Q: How is the growing specialty pharmacy market significant for NACDS member companies?

A: Specialty drugs are a growing category of product and account for many of the new drugs currently under development. It is important that state and federal policies are in place that enable retail pharmacies to serve their patients who take specialty medications, including both policies that allow any willing pharmacy provider to dispense products at retail, as well as state substitution laws that facilitate pharmacist interchanging and dispensing of less expensive biosimilars, unless prohibited by the prescriber.

 

Q: NACDS consistently works on issues that improve patient outcomes and reduce overall costs. How does NACDS’ work on the specialty drug issue contribute to those goals?

A: Specialty drugs account for about 30 percent of the approximately $300 billion spent on prescriptions annually. By 2018, this growing category of products is expected to account for almost 50 percent of the drug spend.

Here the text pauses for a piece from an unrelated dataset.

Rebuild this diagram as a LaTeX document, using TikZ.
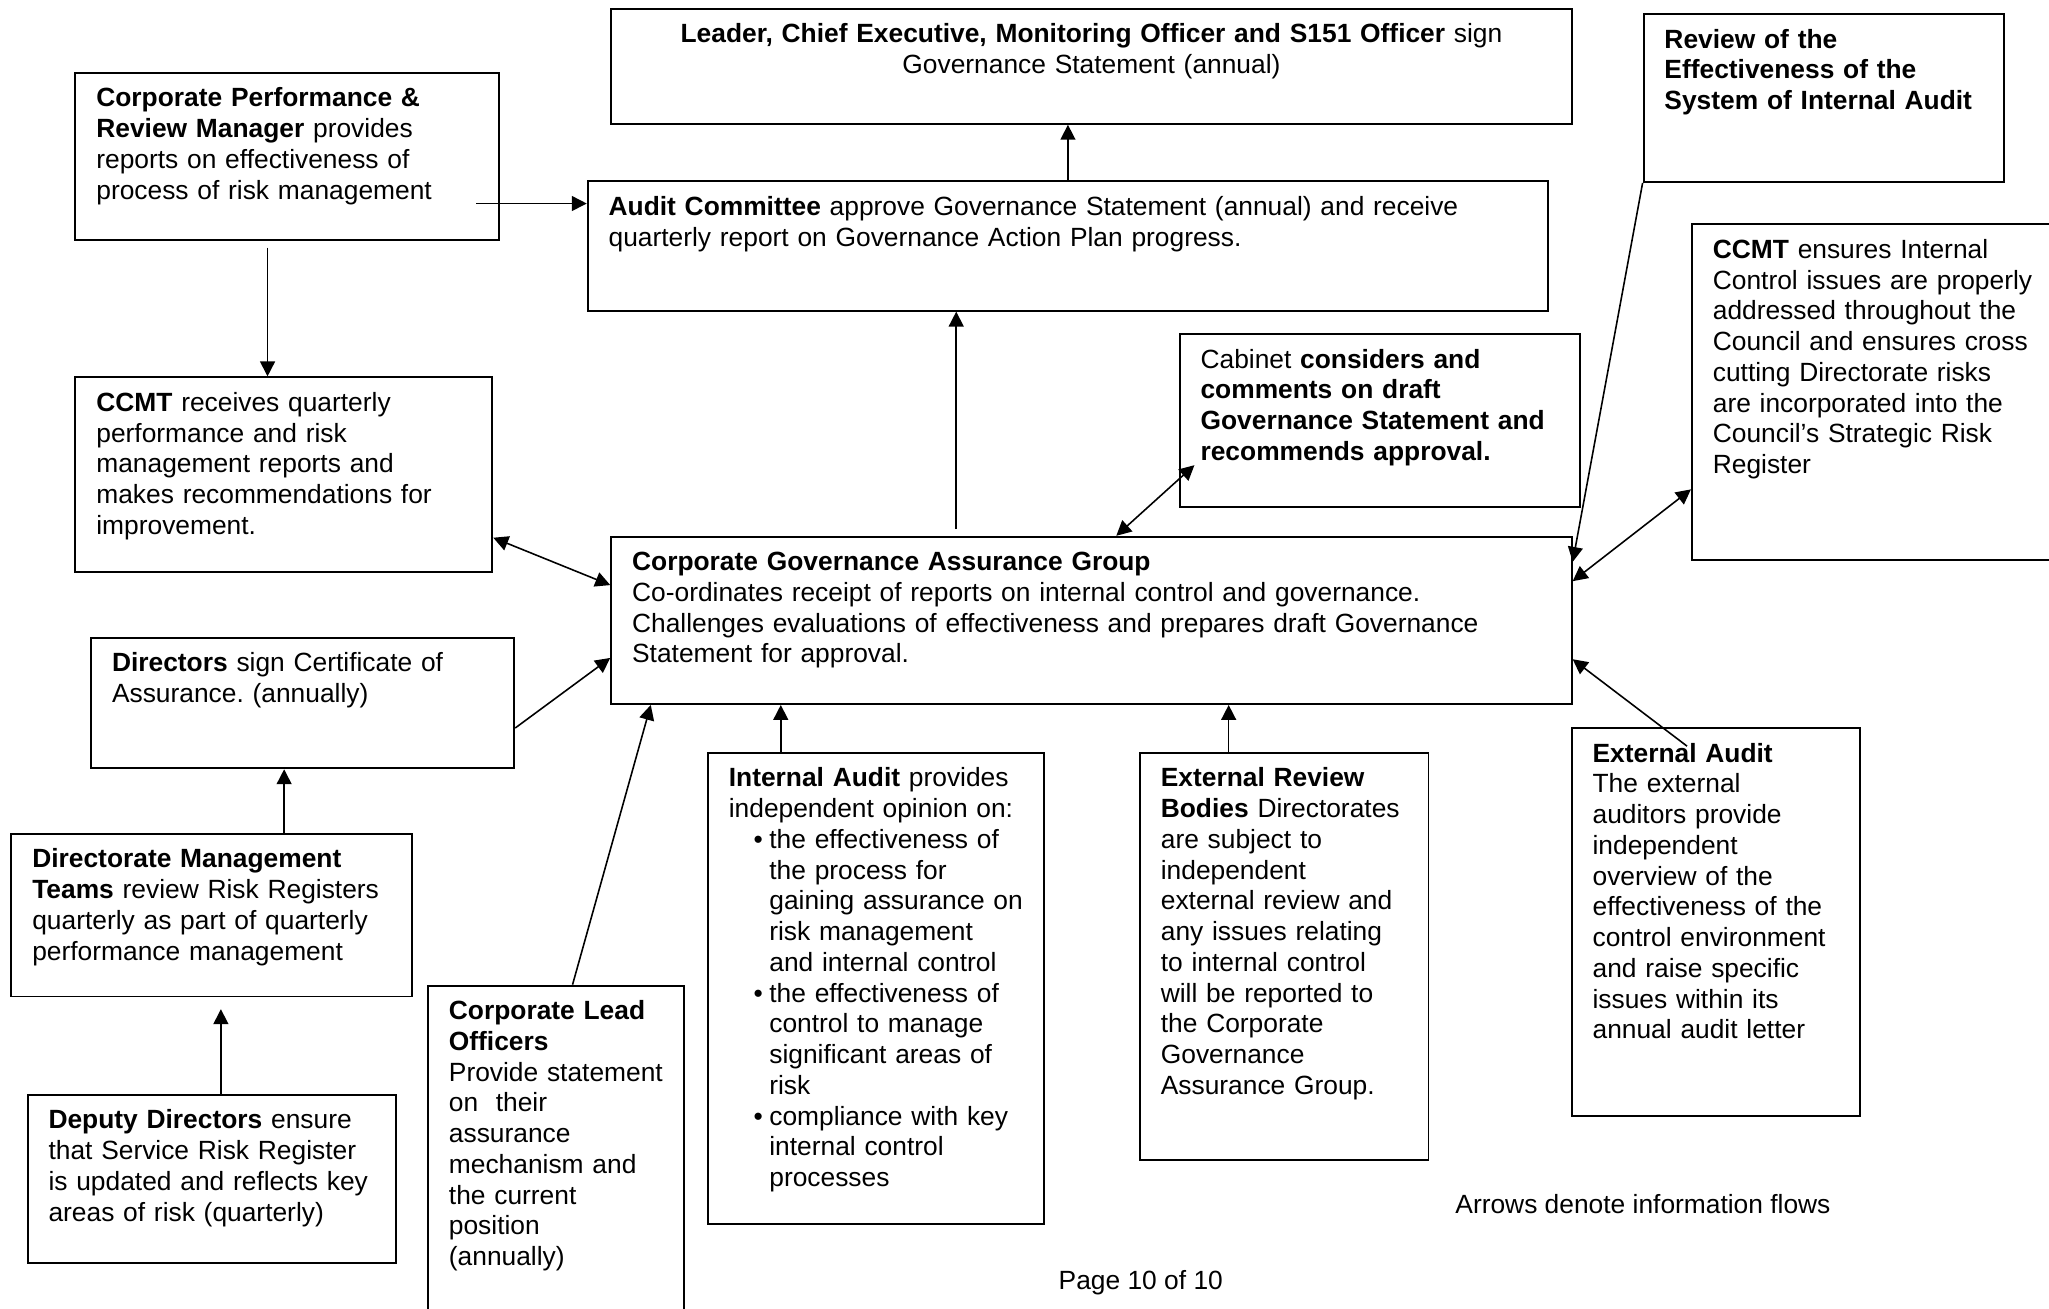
\documentclass[tikz,border=0pt]{standalone}
\usepackage{fontspec}
\setmainfont{Liberation Sans}
\usetikzlibrary{arrows.meta}
\usetikzlibrary{calc}

\newlength{\unitpx}
\setlength{\unitpx}{0.026135cm}
\newcommand{\boxlines}[1]{\begin{tabular}[t]{@{}l@{}}#1\end{tabular}}
\newcommand{\centrelines}[1]{\begin{tabular}[t]{@{}c@{}}#1\end{tabular}}
\frenchspacing

\begin{document}
\begin{tikzpicture}[x=0.026135cm, y=-0.026135cm,
        font=\fontsize{15.0}{17.5}\selectfont,
        >={Triangle[length=8.5pt, width=8.5pt]},
        box/.style={draw, line width=1.1pt, anchor=north west, align=left,
            inner xsep=16\unitpx, inner ysep=0pt, text height=26\unitpx},
        flow/.style={->, line width=0.9pt},
        twoway/.style={<->, line width=0.9pt}]
        \useasboundingbox (0,0) rectangle (1568,1001.7);
        \clip (0,0) rectangle (1568,1001.7);

        % top: statement and committee
        \node[box, align=center, text width=703\unitpx, text depth=62\unitpx] (lead) at (467,6)
            {\centrelines{\textbf{Leader, Chief Executive, Monitoring Officer and S151 Officer} sign\\
            Governance Statement (annual)}};
        \node[box, text width=703\unitpx, text depth=73\unitpx] (audit) at (449,138)
            {\boxlines{\textbf{Audit Committee} approve Governance Statement (annual) and receive\\
            quarterly report on Governance Action Plan progress.}};

        % left column
        \node[box, text width=292\unitpx, text depth=102\unitpx] (cprm) at (57,55)
            {\boxlines{\textbf{Corporate Performance \&}\\
            \textbf{Review Manager} provides\\
            reports on effectiveness of\\
            process of risk management}};
        \node[box, text width=287\unitpx, text depth=123\unitpx] (ccmtl) at (57,288)
            {\boxlines{\textbf{CCMT} receives quarterly\\
            performance and risk\\
            management reports and\\
            makes recommendations for\\
            improvement.}};
        \node[box, text width=291.8\unitpx, text depth=73.7\unitpx] (directors) at (69,487.5)
            {\boxlines{\textbf{Directors} sign Certificate of\\
            Assurance. (annually)}};
        \node[box, text width=274.4\unitpx, text depth=98.5\unitpx] (dmt) at (8,637.3)
            {\boxlines{\textbf{Directorate Management}\\
            \textbf{Teams} review Risk Registers\\
            quarterly as part of quarterly\\
            performance management}};
        \node[box, text width=249.8\unitpx, text depth=102.8\unitpx] (deputy) at (20.4,837.2)
            {\boxlines{\textbf{Deputy Directors} ensure\\
            that Service Risk Register\\
            is updated and reflects key\\
            areas of risk (quarterly)}};

        % right column
        \node[box, text width=244\unitpx, text depth=102.5\unitpx] (review) at (1257,10)
            {\boxlines{\textbf{Review of the}\\
            \textbf{Effectiveness of the}\\
            \textbf{System of Internal Audit}}};
        \node[box, text width=268\unitpx, text depth=231\unitpx] (ccmtr) at (1294,171)
            {\boxlines{\textbf{CCMT} ensures Internal\\
            Control issues are properly\\
            addressed throughout the\\
            Council and ensures cross\\
            cutting Directorate risks\\
            are incorporated into the\\
            Council’s Strategic Risk\\
            Register}};
        \node[box, text width=274.5\unitpx, text depth=106.5\unitpx] (cabinet) at (902,255)
            {\boxlines{Cabinet \textbf{considers and}\\
            \textbf{comments on draft}\\
            \textbf{Governance Statement and}\\
            \textbf{recommends approval.}}};

        % the group in the middle
        \node[box, text width=703\unitpx, text depth=102\unitpx] (cgag) at (467,410)
            {\boxlines{\textbf{Corporate Governance Assurance Group}\\
            Co-ordinates receipt of reports on internal control and governance.\\
            Challenges evaluations of effectiveness and prepares draft Governance\\
            Statement for approval.}};

        % bottom row
        \node[box, text width=164\unitpx, text depth=244\unitpx] (clo) at (326.8,753.5)
            {\boxlines{\textbf{Corporate Lead}\\
            \textbf{Officers}\\
            Provide statement\\
            on~ their\\
            assurance\\
            mechanism and\\
            the current\\
            position\\
            (annually)}};
        \node[box, text width=225.5\unitpx, text depth=334.7\unitpx] (intaudit) at (541,575.5)
            {\boxlines{\textbf{Internal Audit} provides\\
            independent opinion on:\\
            \hspace*{19\unitpx}\makebox[12\unitpx][l]{\textbullet}the effectiveness of\\
            \hspace*{31\unitpx}the process for\\
            \hspace*{31\unitpx}gaining assurance on\\
            \hspace*{31\unitpx}risk management\\
            \hspace*{31\unitpx}and internal control\\
            \hspace*{19\unitpx}\makebox[12\unitpx][l]{\textbullet}the effectiveness of\\
            \hspace*{31\unitpx}control to manage\\
            \hspace*{31\unitpx}significant areas of\\
            \hspace*{31\unitpx}risk\\
            \hspace*{19\unitpx}\makebox[12\unitpx][l]{\textbullet}compliance with key\\
            \hspace*{31\unitpx}internal control\\
            \hspace*{31\unitpx}processes}};
        \node[box, text width=188.8\unitpx, text depth=285.2\unitpx] (erb) at (871.6,575.5)
            {\boxlines{\textbf{External Review}\\
            \textbf{Bodies} Directorates\\
            are subject to\\
            independent\\
            external review and\\
            any issues relating\\
            to internal control\\
            will be reported to\\
            the Corporate\\
            Governance\\
            Assurance Group.}};
        \node[box, text width=188.9\unitpx, text depth=271.1\unitpx] (extaudit) at (1202,556.5)
            {\boxlines{\textbf{External Audit}\\
            The external\\
            auditors provide\\
            independent\\
            overview of the\\
            effectiveness of the\\
            control environment\\
            and raise specific\\
            issues within its\\
            annual audit letter}};

        \node[anchor=base west, inner sep=0pt] (note) at (1113.5,928.5) {Arrows denote information flows};
        \node[anchor=base, inner sep=0pt] (page) at (873,986.4) {Page 10 of 10};

        % information flows
        \draw[flow] (audit.north) -- (audit.north |- lead.south);
        \coordinate (cprmout) at ([shift={(-18,36)}]cprm.east);
        \draw[flow] (cprmout) -- (cprmout -| audit.west);
        \coordinate (cprmdown) at ([shift={(-15,5)}]cprm.south);
        \draw[flow] (cprmdown) -- (cprmdown |- ccmtl.north);
        \coordinate (cgagup) at ([shift={(-103.5,-5)}]cgag.north);
        \draw[flow] (cgagup) -- (cgagup |- audit.south);

        \draw[twoway] ([yshift=27\unitpx]ccmtl.south east) -- ([yshift=27\unitpx]cgag.west);
        \draw[twoway] ([xshift=19\unitpx]cgag.north) -- ([shift={(12,-33)}]cabinet.south west);
        \draw[flow] (review.south west) -- ([yshift=-20\unitpx]cgag.north east);
        \draw[twoway] ([yshift=55\unitpx]ccmtr.south west) -- ([yshift=30\unitpx]cgag.east);
        \draw[flow] ([shift={(89,14.5)}]extaudit.north west) -- ([yshift=35\unitpx]cgag.south east);
        \draw[flow] ([yshift=-19\unitpx]directors.east) -- ([yshift=36\unitpx]cgag.south west);
        \draw[flow] ([xshift=12.6\unitpx]clo.north) -- ([xshift=31\unitpx]cgag.south west);

        \coordinate (iaup) at ([xshift=-73\unitpx]intaudit.north);
        \draw[flow] (iaup) -- (iaup |- cgag.south);
        \coordinate (erbup) at ([xshift=-42.5\unitpx]erb.north);
        \draw[flow] (erbup) -- (erbup |- cgag.south);
        \coordinate (dmtup) at ([xshift=55.5\unitpx]dmt.north);
        \draw[flow] (dmtup) -- (dmtup |- directors.south);
        \coordinate (deputyup) at ([xshift=7\unitpx]deputy.north);
        \draw[flow] (deputyup) -- ($(deputyup |- dmt.south)+(0,9)$);

    \end{tikzpicture}
\end{document}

Just as retail pharmacy has been instrumental in helping to save patients and the U.S. healthcare system billions of dollars by promoting the use of traditional generic medications, retail pharmacy will have a similarly significant role to play in making these groundbreaking therapies more accessible to more Americans by promoting the use of less expensive biosimilar drugs. NACDS works both at the federal and state level to support policies that facilitate policies that allow pharmacists to dispense the most cost-effective medications for their patients.